Aber zurück zum Präventivelement: Großbritannien, USA und die Koalition der Willigen, die auch halb Europa umfasste (darunter Tschechien, Italien, Spanien, Polen, etc.) führte mit dem Irakkrieg von 2003 einen Krieg, der vielfach als präventiv eingestuft wird, wegen der Gefahr, dass Saddam Hussein und sein Herrschaftssystem nach Aufhebung der angedachten Sanktionen wahrscheinlich wieder die Massenvernichtungswaffen besorgt und eingesetzt hätte, die es mehrfach, z.B. gegen Kurden und Schiiten in der Vergangenheit eingesetzt hatte.
Der Vorwurf des illegitimen Präventivkrieges speziell an Großbritannien kam damals besonders intensiv aus Deutschland, Frankreich und Österreich, die jetzt einen präventiven Ausschluss GBs aus der EU tätigen, der juristisch genauso fragwürdig war wie die völkerrechtliche Grundlage des Irakkriegs.

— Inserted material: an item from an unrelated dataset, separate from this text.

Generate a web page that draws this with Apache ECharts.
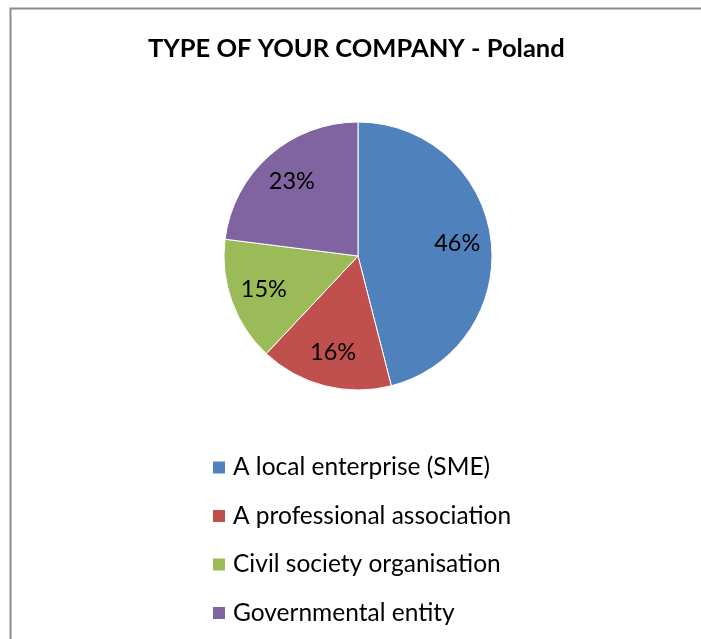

Man kann den de-facto-Ausschluss Großbritannien daher auch als nachträgliche Legitimierung des Irakkriegs betrachten, auch weil beide stark auf präventiven Elementen beruhten.
Der de-facto-Ausschluss weist auch auf ein EU-Problem hin, nämlich dass gewisse Fragen in Zusammenhang mit der EU offenbar nicht demokratisch abhandelbar sind, weil die Sprachbarrieren zu groß sind, weil es keinen europäischen Demos (Volk) gibt, wie der Philosoph Rudolf Burger sagte.
Die ausgleichende Ungerechtigkeit, wegen einer demokratisch und rechtsstaatlich nicht verhinderbaren Privilegierung Großbritanniens zu einer EU-vertragswidrigen oder vertraglich bedenklichen Praxis greifen zu müssen, ist ein Indiz dafür, dass die EU ein Elitenprojekt ist, das von den Völkern nicht oder nur schwer verstanden werden kann.